Porte ready for his last emotional rides

·3-min read

Richie Porte, gearing up for the final week of his illustrious cycling career, knows he's bound to feel the emotion in his farewell race.

The 37-year-old Tasmanian, who's been a 33-time winner and the ultimate team man in the pro peloton over a dozen distinguished years, will call it a day after the week-long Tour of Britain, which begins in Aberdeen on Sunday.

At the start of his farewell year, Australia's Team Ineos Grenadiers stalwart had earmarked the race as the ideal way to bow out, possibly even with a dream win, but admits that a truncated, illness-hit 2022 campaign scotched that plan.

Yet, perhaps fittingly for a man who's down the years provided such magnificent service to the very best like Chris Froome and Alberto Contador, Porte may end up helping another teammate - this time, probably brilliant young Brit Tom Pidcock - take the win.

"I did have ambitions of going there and having a crack at it (the win) but I've been sick so many times this year, so I'm just not in top shape," Porte told VeloNews.

"That said, I'm still in good enough shape to be able to help Magnus Sheffield, Tom Pidcock or Michal Kwiatkowski to do something there.
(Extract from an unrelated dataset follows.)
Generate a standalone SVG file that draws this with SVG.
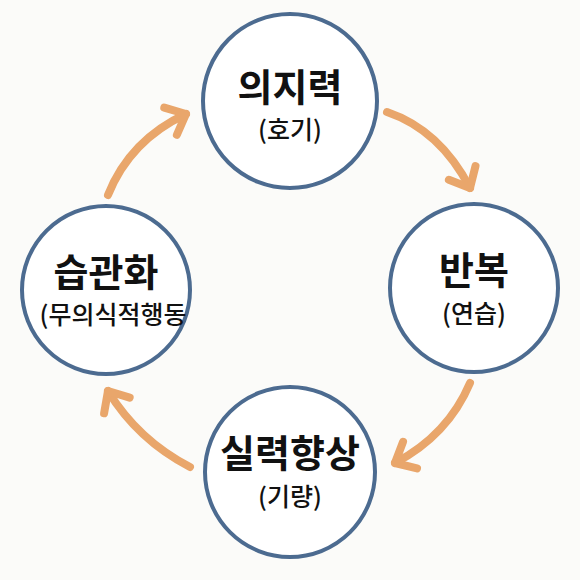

I don't have any ambitions for myself other than to enjoy it."

Porte hasn't raced since having to pull out with illness in the third week of his 17th and last Grand Tour at the Giro d'Italia in May - but never underestimate a rider good enough to finish on the podium of the Tour de France just two years ago.

Porte will leave the sport with a host of other major week-long stage race wins - twice at Paris-Nice (2013, 2015), Criterium du Dauphine (2021), Tour de Suisse (2018), Tour de Romandie (2017), Volta a Catalunya (2015) and two Tours Down Under (2017, 2020).

Never one to be over-emotional, those memories seem bound to intrude over the week, though.

"Retirement has been something I've had in the back of my mind for a while but in the moment next week there will of course be moments where it becomes a bit of an emotional thing for me," he said.

"It's been 16 years since I moved out from Tasmania and came to chase the dream.

"This has been a season of lasts I suppose, and now I'm just happy because it almost feels like a home race (at the Tour of Britain) because that's where my wife and some family are from."

Monaco-based Porte said he'd still enjoy riding his bike - but without pressure - after moving back to Australia.

"I still enjoy riding my bike. I love that aspect of it. It's just that I don't enjoy the racing aspect as much.

"For sure I'm going to keep riding my bike after I retire.

"It's been my life and I'm not going to be one of those riders who just parks up the bike in the shed and doesn't touch it again.

"It will be nice to enjoy it again, not have a power meter, and just ride my bike for the reasons that I did when I first started out, which was because I loved doing it."